**Short problem:** Restate the listing that follows word for word, without its pictures.

**Source material:**
%%

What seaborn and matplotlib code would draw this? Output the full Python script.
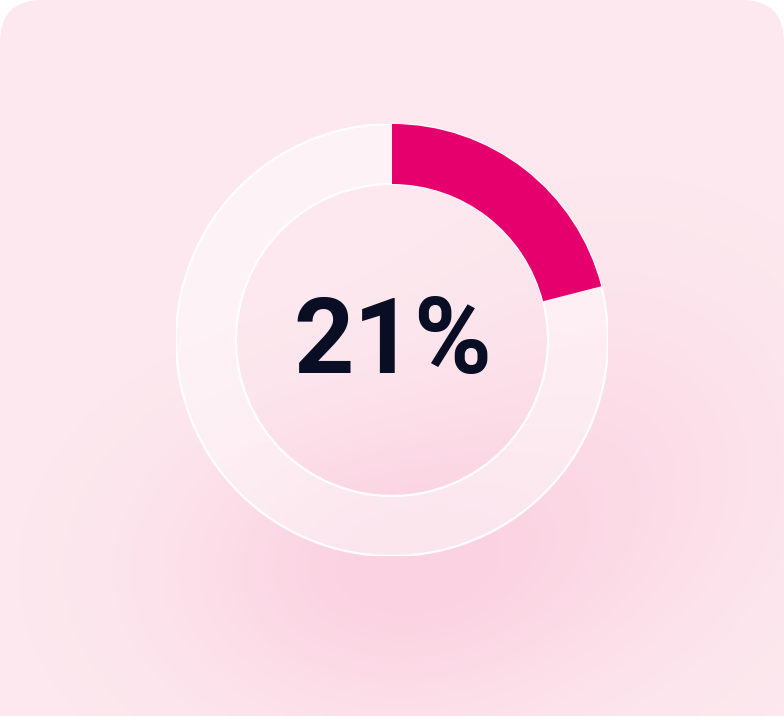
import numpy as np
import matplotlib
matplotlib.use("Agg")
import matplotlib.pyplot as plt
from matplotlib.patches import FancyBboxPatch, Circle
import seaborn as sns

# ---- data ----
labels = ["Share", "Remainder"]
values = [21, 79]
center_label = "21%"

sns.set_theme(style="white")
plt.rcParams['font.family'] = ['Roboto', 'DejaVu Sans']

W, H, DPI = 784, 716, 100
fig = plt.figure(figsize=(W / DPI, H / DPI), dpi=DPI)
fig.patch.set_facecolor("white")

# ---- background card with soft gradient ----
bg = fig.add_axes([0, 0, 1, 1])
bg.set_xlim(0, W)
bg.set_ylim(H, 0)
bg.axis("off")
yy, xx = np.mgrid[0:H, 0:W]
base = np.array([253, 233, 239]) / 255.0
blob = np.array([251, 210, 225]) / 255.0
w1 = np.exp(-(((xx - 390) / 210.0) ** 2 + ((yy - 570) / 150.0) ** 2))
w2 = 0.45 * np.exp(-(((xx - 620) / 180.0) ** 2 + ((yy - 450) / 180.0) ** 2))
w = np.clip(w1 + w2, 0, 1)[..., None]
img = base * (1 - w) + blob * w
im = bg.imshow(img, extent=[0, W, H, 0], interpolation="bilinear", zorder=0)
card = FancyBboxPatch((0, 0), W, H + 80, boxstyle="round,pad=0,rounding_size=42",
                      transform=bg.transData, facecolor="none", edgecolor="none")
bg.add_patch(card)
im.set_clip_path(card)

# ---- donut ----
cx, cy, R = 392, 340, 216
ax = fig.add_axes([(cx - R) / W, 1 - (cy + R) / H, 2 * R / W, 2 * R / H])
ax.set_xlim(-1, 1)
ax.set_ylim(-1, 1)
ax.axis("off")
ring_w = 60 / R

# pale track
ax.pie([100], radius=1, startangle=90, counterclock=False,
       colors=["white"], wedgeprops=dict(width=ring_w, alpha=0.45, linewidth=0))
for r in (1, 1 - ring_w):
    ax.add_patch(Circle((0, 0), r, facecolor="none", edgecolor="white", lw=1.6, alpha=0.95))

# value arc
wedges, _ = ax.pie(values, radius=1, startangle=90, counterclock=False,
                   colors=["#E6006E", "none"],
                   wedgeprops=dict(width=ring_w, linewidth=0))
wedges[1].set_visible(False)
ax.set_xlim(-1.0, 1.0)
ax.set_ylim(-1.0, 1.0)

fig.text(cx / W + 0.001, 1 - 373 / H, center_label, ha="center", va="baseline",
         fontsize=76, fontweight="bold", color="#0A0E24")

fig.savefig("out.png", dpi=DPI)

%%

**Solution to the problem:**
What seaborn and matplotlib code would draw this? Output the full Python script.
import numpy as np
import matplotlib
matplotlib.use("Agg")
import matplotlib.pyplot as plt
from matplotlib.patches import FancyBboxPatch, Circle
import seaborn as sns

# ---- data ----
labels = ["Share", "Remainder"]
values = [21, 79]
center_label = "21%"

sns.set_theme(style="white")
plt.rcParams['font.family'] = ['Roboto', 'DejaVu Sans']

W, H, DPI = 784, 716, 100
fig = plt.figure(figsize=(W / DPI, H / DPI), dpi=DPI)
fig.patch.set_facecolor("white")

# ---- background card with soft gradient ----
bg = fig.add_axes([0, 0, 1, 1])
bg.set_xlim(0, W)
bg.set_ylim(H, 0)
bg.axis("off")
yy, xx = np.mgrid[0:H, 0:W]
base = np.array([253, 233, 239]) / 255.0
blob = np.array([251, 210, 225]) / 255.0
w1 = np.exp(-(((xx - 390) / 210.0) ** 2 + ((yy - 570) / 150.0) ** 2))
w2 = 0.45 * np.exp(-(((xx - 620) / 180.0) ** 2 + ((yy - 450) / 180.0) ** 2))
w = np.clip(w1 + w2, 0, 1)[..., None]
img = base * (1 - w) + blob * w
im = bg.imshow(img, extent=[0, W, H, 0], interpolation="bilinear", zorder=0)
card = FancyBboxPatch((0, 0), W, H + 80, boxstyle="round,pad=0,rounding_size=42",
                      transform=bg.transData, facecolor="none", edgecolor="none")
bg.add_patch(card)
im.set_clip_path(card)

# ---- donut ----
cx, cy, R = 392, 340, 216
ax = fig.add_axes([(cx - R) / W, 1 - (cy + R) / H, 2 * R / W, 2 * R / H])
ax.set_xlim(-1, 1)
ax.set_ylim(-1, 1)
ax.axis("off")
ring_w = 60 / R

# pale track
ax.pie([100], radius=1, startangle=90, counterclock=False,
       colors=["white"], wedgeprops=dict(width=ring_w, alpha=0.45, linewidth=0))
for r in (1, 1 - ring_w):
    ax.add_patch(Circle((0, 0), r, facecolor="none", edgecolor="white", lw=1.6, alpha=0.95))

# value arc
wedges, _ = ax.pie(values, radius=1, startangle=90, counterclock=False,
                   colors=["#E6006E", "none"],
                   wedgeprops=dict(width=ring_w, linewidth=0))
wedges[1].set_visible(False)
ax.set_xlim(-1.0, 1.0)
ax.set_ylim(-1.0, 1.0)

fig.text(cx / W + 0.001, 1 - 373 / H, center_label, ha="center", va="baseline",
         fontsize=76, fontweight="bold", color="#0A0E24")

fig.savefig("out.png", dpi=DPI)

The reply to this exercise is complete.